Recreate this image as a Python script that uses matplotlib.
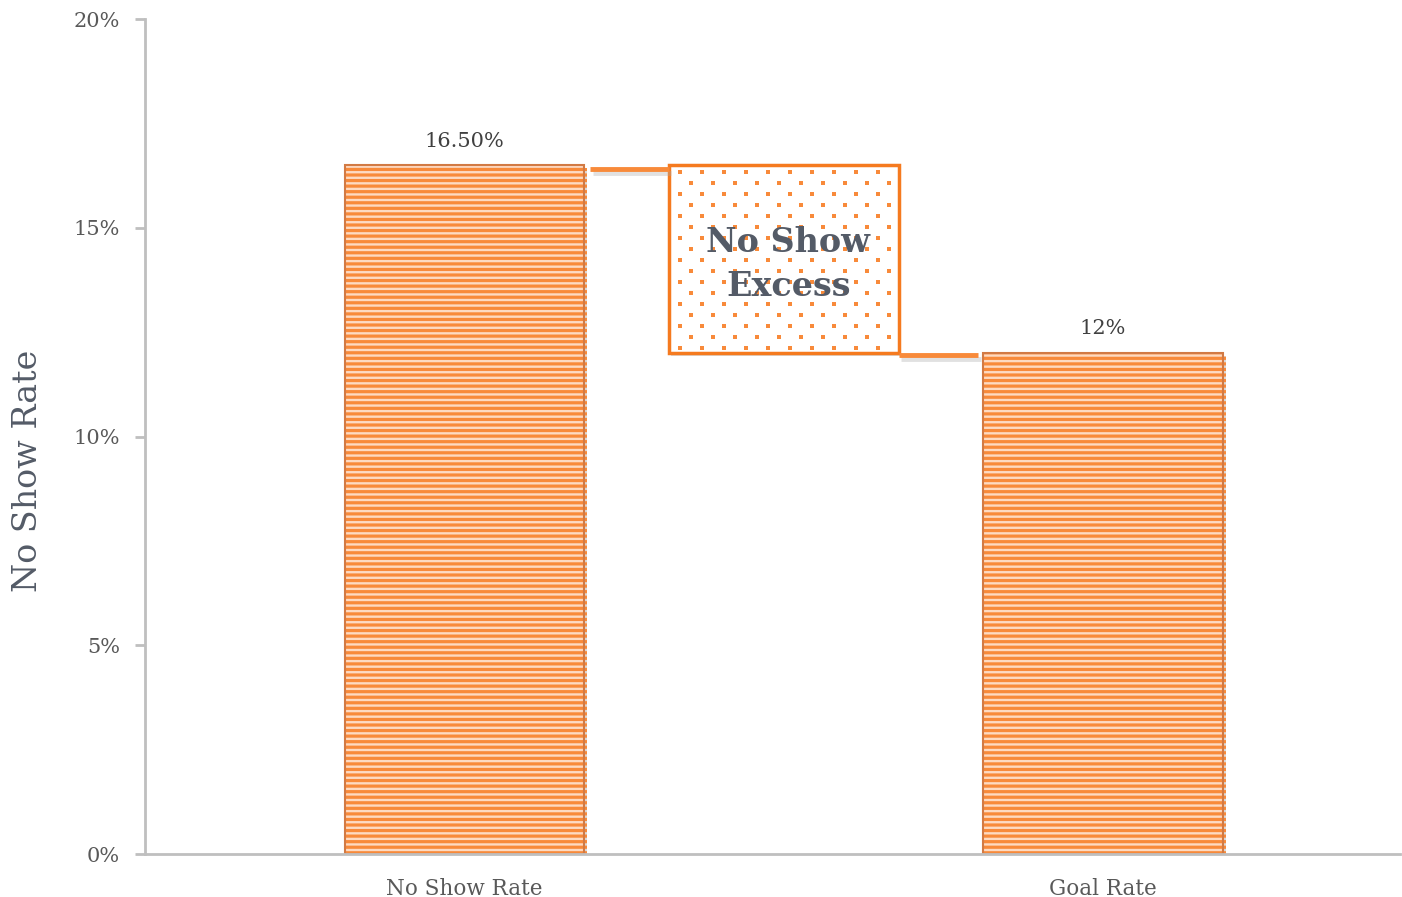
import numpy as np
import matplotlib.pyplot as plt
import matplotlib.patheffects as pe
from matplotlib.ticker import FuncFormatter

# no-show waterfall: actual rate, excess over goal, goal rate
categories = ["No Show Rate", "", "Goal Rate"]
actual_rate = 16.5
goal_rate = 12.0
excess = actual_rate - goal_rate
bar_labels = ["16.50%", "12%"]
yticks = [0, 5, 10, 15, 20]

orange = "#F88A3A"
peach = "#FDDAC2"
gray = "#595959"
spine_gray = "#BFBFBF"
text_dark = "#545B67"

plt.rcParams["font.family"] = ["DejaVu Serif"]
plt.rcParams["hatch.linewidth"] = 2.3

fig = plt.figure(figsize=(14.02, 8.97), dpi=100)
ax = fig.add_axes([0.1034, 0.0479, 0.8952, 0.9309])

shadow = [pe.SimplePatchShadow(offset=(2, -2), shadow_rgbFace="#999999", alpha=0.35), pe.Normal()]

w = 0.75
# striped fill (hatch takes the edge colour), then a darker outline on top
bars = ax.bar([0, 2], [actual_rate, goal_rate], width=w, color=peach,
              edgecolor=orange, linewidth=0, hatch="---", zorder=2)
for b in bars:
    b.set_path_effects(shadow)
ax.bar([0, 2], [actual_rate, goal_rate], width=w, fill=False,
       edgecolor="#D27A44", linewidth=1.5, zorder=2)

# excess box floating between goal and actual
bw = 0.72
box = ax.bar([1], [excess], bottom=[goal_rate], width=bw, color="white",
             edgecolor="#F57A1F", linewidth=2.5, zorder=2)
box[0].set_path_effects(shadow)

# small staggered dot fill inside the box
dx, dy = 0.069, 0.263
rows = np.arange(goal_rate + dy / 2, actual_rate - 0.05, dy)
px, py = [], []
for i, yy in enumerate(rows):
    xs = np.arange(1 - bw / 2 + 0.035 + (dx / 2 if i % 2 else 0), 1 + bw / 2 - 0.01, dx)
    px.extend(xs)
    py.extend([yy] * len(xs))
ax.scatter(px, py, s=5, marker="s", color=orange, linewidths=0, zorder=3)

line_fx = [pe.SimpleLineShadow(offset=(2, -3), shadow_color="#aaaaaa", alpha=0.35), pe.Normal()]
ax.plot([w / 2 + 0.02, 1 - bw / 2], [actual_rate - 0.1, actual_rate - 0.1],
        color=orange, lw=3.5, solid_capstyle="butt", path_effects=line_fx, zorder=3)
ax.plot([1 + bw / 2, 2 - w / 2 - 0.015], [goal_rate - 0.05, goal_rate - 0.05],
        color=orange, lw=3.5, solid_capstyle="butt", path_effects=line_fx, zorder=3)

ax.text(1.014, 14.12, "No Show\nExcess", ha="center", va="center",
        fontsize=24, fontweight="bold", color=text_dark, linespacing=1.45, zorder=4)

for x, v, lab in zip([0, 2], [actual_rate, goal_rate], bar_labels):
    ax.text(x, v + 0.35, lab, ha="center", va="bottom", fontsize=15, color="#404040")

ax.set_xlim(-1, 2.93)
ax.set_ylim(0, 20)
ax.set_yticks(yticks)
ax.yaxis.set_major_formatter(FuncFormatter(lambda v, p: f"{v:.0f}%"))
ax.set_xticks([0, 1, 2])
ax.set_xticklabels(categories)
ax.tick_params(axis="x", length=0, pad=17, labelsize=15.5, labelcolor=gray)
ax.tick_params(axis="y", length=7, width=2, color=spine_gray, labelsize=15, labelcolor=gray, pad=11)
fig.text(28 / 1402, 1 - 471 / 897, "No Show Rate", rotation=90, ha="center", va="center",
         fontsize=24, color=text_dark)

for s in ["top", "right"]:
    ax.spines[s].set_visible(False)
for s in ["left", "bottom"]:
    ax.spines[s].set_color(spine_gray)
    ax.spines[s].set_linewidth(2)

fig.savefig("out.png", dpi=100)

Exercise instructions – Go through the listing above line by line and say how many lines hold the word "matplotlib". Reply with that number only.

Finished exercise – 4